---- Data extract

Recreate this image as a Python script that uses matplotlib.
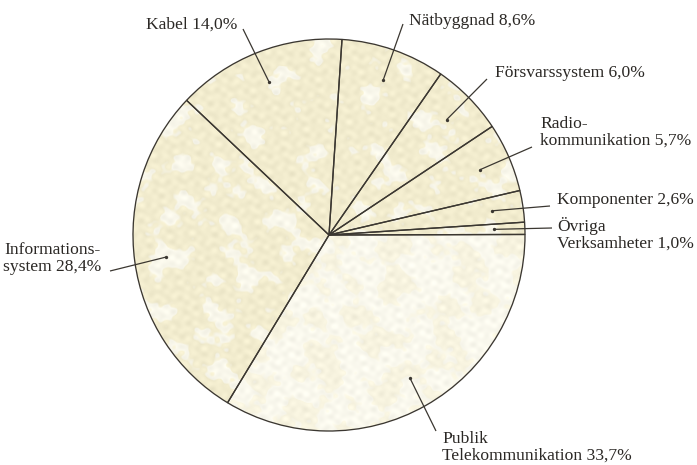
import numpy as np
import matplotlib
matplotlib.use("Agg")
import matplotlib.pyplot as plt
from matplotlib.colors import to_rgb

# Ericsson business areas, share of sales (%)
segments = ["Kabel", "Informationssystem", "Publik Telekommunikation",
            "Övriga Verksamheter", "Komponenter", "Radiokommunikation",
            "Försvarssystem", "Nätbyggnad"]
shares = [14.0, 28.4, 33.7, 1.0, 2.6, 5.7, 6.0, 8.6]
label_texts = ["Kabel 14,0%", "Informations-\nsystem 28,4%",
               "Publik\nTelekommunikation 33,7%", "Övriga\nVerksamheter 1,0%",
               "Komponenter 2,6%", "Radio-\nkommunikation 5,7%",
               "Försvarssystem 6,0%", "Nätbyggnad 8,6%"]

W, H = 697, 465


def px(x, y):
    """Top-left pixel coordinates -> axes data coordinates."""
    return x, H - y


# label anchor (pixel, baseline of last line), alignment, leader-line end (pixel)
label_pos = [(237, 29), (101, 271), (442, 460), (557, 248),
             (557, 204), (540, 145), (495, 77), (409, 25)]
label_ha = ["right", "right", "left", "left", "left", "left", "left", "left"]
leader_end = [(243, 29), (110, 271), (436, 431), (552, 228),
              (550, 206), (532, 147), (487, 79), (403, 24)]

fill = "#f2ecce"
fill_light = "#f7f3df"
colors = [fill, fill, fill_light, fill, fill, fill, fill, fill]
spot_level = [1.0, 0.45, -0.5, 0.7, 0.7, 0.7, 0.7, 0.85]
edge = "#3b3731"
paper = np.array(to_rgb("#fbfaf1"))

fig = plt.figure(figsize=(W / 100, H / 100), dpi=100)
ax = fig.add_axes([0, 0, 1, 1])
ax.set_xlim(0, W)
ax.set_ylim(0, H)
ax.set_aspect("equal")
ax.axis("off")

cx, cy = px(329, 235)
R = 196
start = 86.2
wedges, _ = ax.pie(shares, startangle=start, counterclock=True,
                   radius=R, center=(cx, cy),
                   wedgeprops=dict(facecolor="none", edgecolor=edge,
                                   linewidth=0.95, zorder=2))

# mottled paper texture built from a fixed set of interfering waves
yy, xx = np.mgrid[0:H, 0:W].astype(float)
waves = [(31, 0.3, 0.0), (43, 1.2, 1.1), (27, 2.1, 2.3), (57, 2.7, 0.7),
         (36, 0.9, 4.0), (49, 1.8, 5.2), (23, 2.5, 3.3), (65, 0.1, 1.9),
         (29, 1.5, 0.4), (41, 2.9, 2.8), (77, 0.6, 3.7), (53, 2.3, 4.6)]
fine = [(9.3, 0.4, 0.2), (11.7, 1.4, 2.5), (7.9, 2.2, 1.3), (13.1, 2.8, 4.1),
        (8.6, 1.0, 5.5), (10.4, 1.9, 3.0)]
field = np.zeros_like(xx)
for lam, ang, ph in waves:
    k = 2 * np.pi / lam
    field += np.sin(k * (np.cos(ang) * xx + np.sin(ang) * yy) + ph)
field /= np.sqrt(len(waves) / 2)
grain = np.zeros_like(xx)
for lam, ang, ph in fine:
    k = 2 * np.pi / lam
    grain += np.sin(k * (np.cos(ang) * xx + np.sin(ang) * yy) + ph)
grain /= np.sqrt(len(fine) / 2)
field = field + 0.35 * grain

for w, col, lvl in zip(wedges, colors, spot_level):
    base = np.array(to_rgb(col))
    m = np.clip((field - lvl) / 0.5, 0, 1)[..., None] * 0.85
    tone = (0.012 * grain)[..., None]
    img = np.clip(base * (1 - m) + paper * m - tone, 0, 1)
    im = ax.imshow(img, extent=(0, W, 0, H), origin="upper",
                   interpolation="bilinear", zorder=1)
    im.set_clip_path(w)

font = dict(family="Liberation Serif", size=12.6, color="#2b2825")
for w, txt, pos, ha, end in zip(wedges, label_texts, label_pos, label_ha, leader_end):
    mid = np.deg2rad((w.theta1 + w.theta2) / 2)
    dx, dy = cx + 0.84 * R * np.cos(mid), cy + 0.84 * R * np.sin(mid)
    ex, ey = px(*end)
    ax.plot([dx, ex], [dy, ey], color=edge, lw=0.9, solid_capstyle="butt", zorder=3)
    ax.plot(dx, dy, "o", color=edge, ms=2.4, mew=0, zorder=3)
    tx, ty = px(*pos)
    ax.text(tx, ty, txt, ha=ha, va="baseline", linespacing=1.1, zorder=4, **font)

ax.set_xlim(0, W)
ax.set_ylim(0, H)
fig.savefig("out.png", dpi=100)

--------

Make an exact copy of the lines from the top of the material through the line with "from matplotlib.colors import to_rgb", pictures excluded.

Reply:
Recreate this image as a Python script that uses matplotlib.
import numpy as np
import matplotlib
matplotlib.use("Agg")
import matplotlib.pyplot as plt
from matplotlib.colors import to_rgb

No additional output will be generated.